═════ Source data ═════

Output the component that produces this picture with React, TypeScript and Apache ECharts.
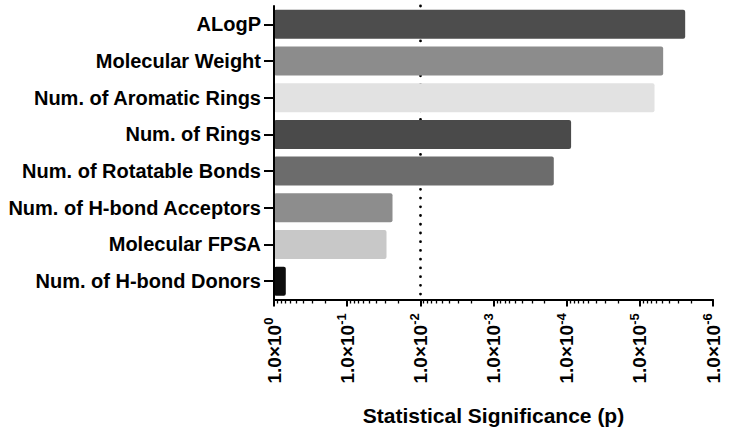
import React, { useEffect, useRef } from "react";
import * as echarts from "echarts";

const categories = [
  "ALogP",
  "Molecular Weight",
  "Num. of Aromatic Rings",
  "Num. of Rings",
  "Num. of Rotatable Bonds",
  "Num. of H-bond Acceptors",
  "Molecular FPSA",
  "Num. of H-bond Donors",
];
// p-values (log axis)
const pValues = [2.4e-6, 4.8e-6, 6.3e-6, 8.7e-5, 1.5e-4, 2.4e-2, 2.9e-2, 0.69];
const barColors = [
  "#4d4d4d",
  "#8c8c8c",
  "#e2e2e2",
  "#4a4a4a",
  "#6c6c6c",
  "#8d8d8d",
  "#c8c8c8",
  "#0d0d0d",
];
const axisMin = 1e-6;
const axisMax = 1;
const significanceThreshold = 0.01;
const minorMultipliers = [2, 3, 4, 5, 6, 7, 8, 9];
const decadeExponents = [-1, -2, -3, -4, -5, -6];

const FONT = "Liberation Sans, Arial, sans-serif";

export default function App() {
  const ref = useRef<HTMLDivElement>(null);

  useEffect(() => {
    if (!ref.current) return;
    const chart = echarts.init(ref.current, null, { renderer: "svg" });

    const minorTicks: number[] = [];
    decadeExponents.forEach((e) => {
      minorMultipliers.forEach((m) => minorTicks.push(m * Math.pow(10, e)));
    });

    const option: any = {
      animation: false,
      backgroundColor: "#ffffff",
      grid: { left: 274, right: 16, top: 6, bottom: 134.5, containLabel: false },
      xAxis: [
        {
          type: "log",
          logBase: 10,
          min: axisMin,
          max: axisMax,
          inverse: true,
          position: "bottom",
          z: 3,
          axisLine: { show: true, lineStyle: { color: "#000", width: 2 } },
          axisTick: { show: true, length: 7, lineStyle: { color: "#000", width: 2 } },
          splitLine: { show: false },
          axisLabel: {
            rotate: 90,
            margin: 84,
            align: "left",
            formatter: (v: number) => {
              const e = Math.round(Math.log10(v));
              return `{b|1.0×10}{s|${e}}`;
            },
            rich: {
              b: { fontFamily: FONT, fontWeight: "bold", fontSize: 19, color: "#000", lineHeight: 24 },
              s: {
                fontFamily: FONT,
                fontWeight: "bold",
                fontSize: 13,
                color: "#000",
                verticalAlign: "top",
                lineHeight: 24,
              },
            },
          },
          name: "Statistical Significance (p)",
          nameLocation: "middle",
          nameGap: 105,
          nameTextStyle: { fontFamily: FONT, fontWeight: "bold", fontSize: 21, color: "#000" },
        },
        {
          type: "log",
          logBase: 10,
          min: axisMin,
          max: axisMax,
          inverse: true,
          position: "top",
          offset: -293.5,
          axisLine: { show: false },
          axisLabel: { show: false },
          splitLine: { show: false },
          axisTick: {
            show: true,
            inside: true,
            length: 4,
            customValues: minorTicks,
            lineStyle: { color: "#000", width: 1.3 },
          },
        },
      ],
      yAxis: {
        type: "category",
        data: categories,
        inverse: true,
        z: 3,
        axisLine: { show: true, lineStyle: { color: "#000", width: 2 } },
        axisTick: { show: true, alignWithLabel: true, length: 10, lineStyle: { color: "#000", width: 2 } },
        axisLabel: {
          margin: 13,
          fontFamily: FONT,
          fontWeight: "bold",
          fontSize: 20,
          color: "#000",
        },
        splitLine: { show: false },
      },
      series: [
        {
          type: "bar",
          xAxisIndex: 0,
          barWidth: 29,
          data: pValues.map((p, i) => ({
            value: p,
            itemStyle: { color: barColors[i], borderRadius: 2 },
          })),
          markLine: {
            silent: true,
            z: 1,
            symbol: "none",
            label: { show: false },
            lineStyle: { color: "#000", width: 2.8, type: [0, 8.73], cap: "round" },
            data: [{ xAxis: significanceThreshold }],
          },
        },
      ],
    };

    chart.setOption(option);
    return () => chart.dispose();
  }, []);

  return (
    <div
      ref={ref}
      style={{ position: "fixed", left: 0, top: 0, width: 729, height: 434 }}
    />
  );
}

═════

Task to complete:
Scan the material above. Copy each line that holds the word "React".

Written response:
Output the component that produces this picture with React, TypeScript and Apache ECharts.
import React, { useEffect, useRef } from "react";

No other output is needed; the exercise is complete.